An RFP is supposed to be publicly distributed to any and all developers or development teams that might conceivably be interested in bidding on the project. By definition, the information it contains is public, and the IBJ–not to mention members of the City-County Council who have also been kept in the dark–are entitled to see it.

Marc Lotter, the Mayor’s spokesman, responded that the RFP was released to “three qualified bidders,” and that it would not be made public until after a successful bidder has been chosen.

Why would an honest, aboveboard administration hand-pick three bidders, and proceed to share information only with those developers?

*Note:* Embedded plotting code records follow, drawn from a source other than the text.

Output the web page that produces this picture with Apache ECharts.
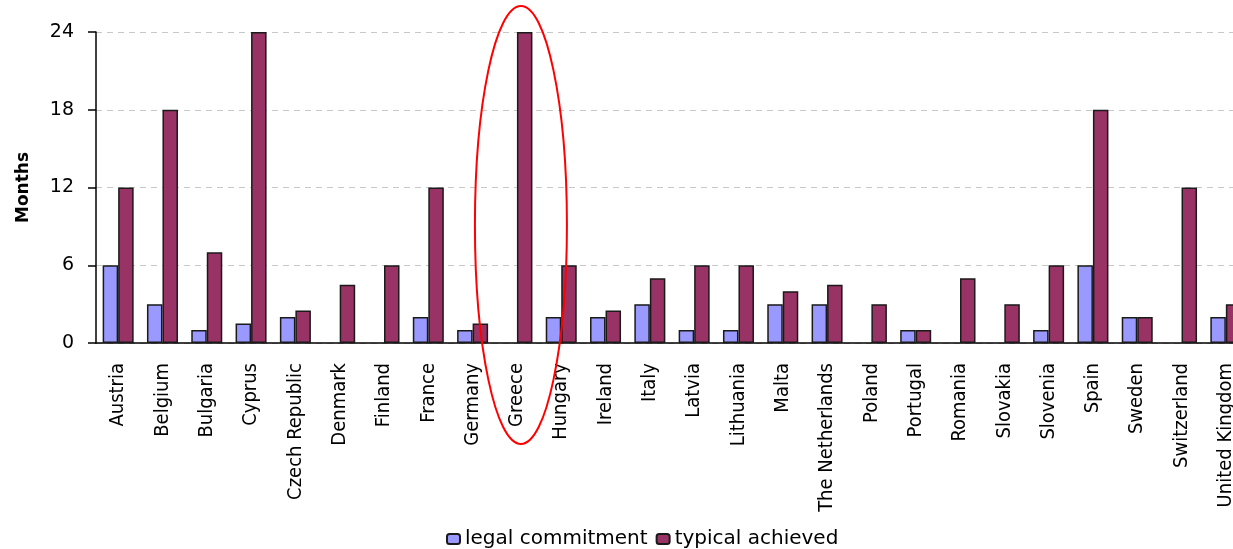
<!DOCTYPE html>
<html><head><meta charset="utf-8">
<script src="https://cdn.jsdelivr.net/npm/echarts@6/dist/echarts.min.js"></script>
<style>html,body{margin:0;padding:0;background:#fff;overflow:hidden;width:1233px;height:549px}#c{width:1250px;height:549px}</style>
</head><body><div id="c"></div>
<script>
const categories = ['Austria','Belgium','Bulgaria','Cyprus','Czech Republic','Denmark','Finland','France','Germany','Greece','Hungary','Ireland','Italy','Latvia','Lithuania','Malta','The Netherlands','Poland','Portugal','Romania','Slovakia','Slovenia','Spain','Sweden','Switzerland','United Kingdom'];
const legalCommitment = [6,3,1,1.5,2,null,null,2,1,null,2,2,3,1,1,3,3,null,1,null,null,1,6,2,null,2];
const typicalAchieved = [12,18,7,24,2.5,4.5,6,12,1.5,24,6,2.5,5,6,6,4,4.5,3,1,5,3,6,18,2,12,3];
const yTicks = [0,6,12,18,24];
const highlighted = 'Greece';

const chart = echarts.init(document.getElementById('c'));
chart.setOption({
  animation:false,
  grid:{left:96, right:2, top:32, bottom:206},
  legend:{
    top:524, left:441, itemWidth:13, itemHeight:10, itemGap:8,
    textStyle:{fontFamily:'DejaVu Sans', fontSize:20, color:'#000'},
    data:['legal commitment','typical achieved']
  },
  xAxis:{
    type:'category', data:categories,
    axisLine:{lineStyle:{color:'#000', width:1.5}},
    axisTick:{length:6, lineStyle:{color:'#000', width:1.5}},
    axisLabel:{rotate:90, interval:0, margin:20, fontFamily:'DejaVu Sans Condensed', fontSize:20, color:'#000'}
  },
  yAxis:{
    type:'value', min:yTicks[0], max:yTicks[yTicks.length-1], interval:6,
    name:'Months', nameLocation:'middle', nameGap:64,
    nameTextStyle:{fontFamily:'DejaVu Sans', fontWeight:'bold', fontSize:17, color:'#000'},
    axisLine:{show:true, lineStyle:{color:'#000', width:1.5}},
    axisTick:{show:true, length:8, lineStyle:{color:'#000', width:1.5}},
    axisLabel:{margin:22, fontFamily:'DejaVu Sans', fontSize:19, color:'#000'},
    splitLine:{lineStyle:{color:'#c8c8c8', type:[6,5], width:1}}
  },
  series:[
    {name:'legal commitment', type:'bar', data:legalCommitment, barGap:'0%', barCategoryGap:'30%',
     itemStyle:{color:'#9999FF', borderColor:'#1a1a1a', borderWidth:1.5}},
    {name:'typical achieved', type:'bar', data:typicalAchieved,
     itemStyle:{color:'#993366', borderColor:'#1a1a1a', borderWidth:1.5}}
  ]
});
const p = chart.convertToPixel({xAxisIndex:0, yAxisIndex:0}, [highlighted, 12]);
chart.setOption({graphic:[{type:'ellipse', shape:{cx:p[0]+4, cy:225, rx:46, ry:219},
  style:{fill:'none', stroke:'#ff0000', lineWidth:2}, z:100}]});
</script></body></html>
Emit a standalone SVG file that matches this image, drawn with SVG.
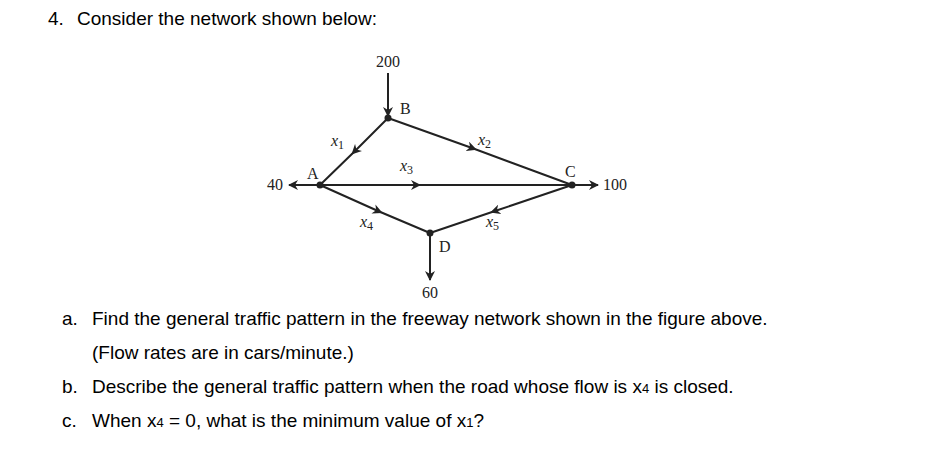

Why would it keep the terms of the proposed project secret until the City is legally committed to proceed?

The whole purpose of an RFP is to cast a wide net; to encourage genuinely competitive proposals from anyone or any team qualified to perform. “Pre-selecting” those who will be permitted to respond undercuts the entire purpose of the exercise.

At best, pre-selection of a small group of developers makes it likely that responses will be less competitive and the project will be more expensive. At worst, secrecy and pre-selection are intended to ensure that the “right” people get the City’s business.

The Justice Center is estimated to cost over $500 million dollars. Quite a plum project. When that much tax money is being spent, the need for transparency–the need for public assurance that the project is being handled ethically and in a fiscally-responsible manner– is obvious.

The City says that the RFP contained “trade secrets” necessitating secrecy. As the public access counselor noted, “If an RFP sent out into the marketplace does indeed contain trade secrets, it stands to reason that the secret is out once it goes to potential contractors.”

Unless, of course, those “secrets” are only going to one’s cronies.

Up to this point, I have attributed the many ethically dubious decisions of the Ballard Administration (the 50-year lease of our parking infrastructure, the garage no one uses in Broad Ripple, etc.) to those advising our “accidental’ Mayor, who has always seemed in over his head.

Maybe I  have underrated him. Maybe he really does know what he’s doing.

Either way–puppet or puppet master–he needs to go.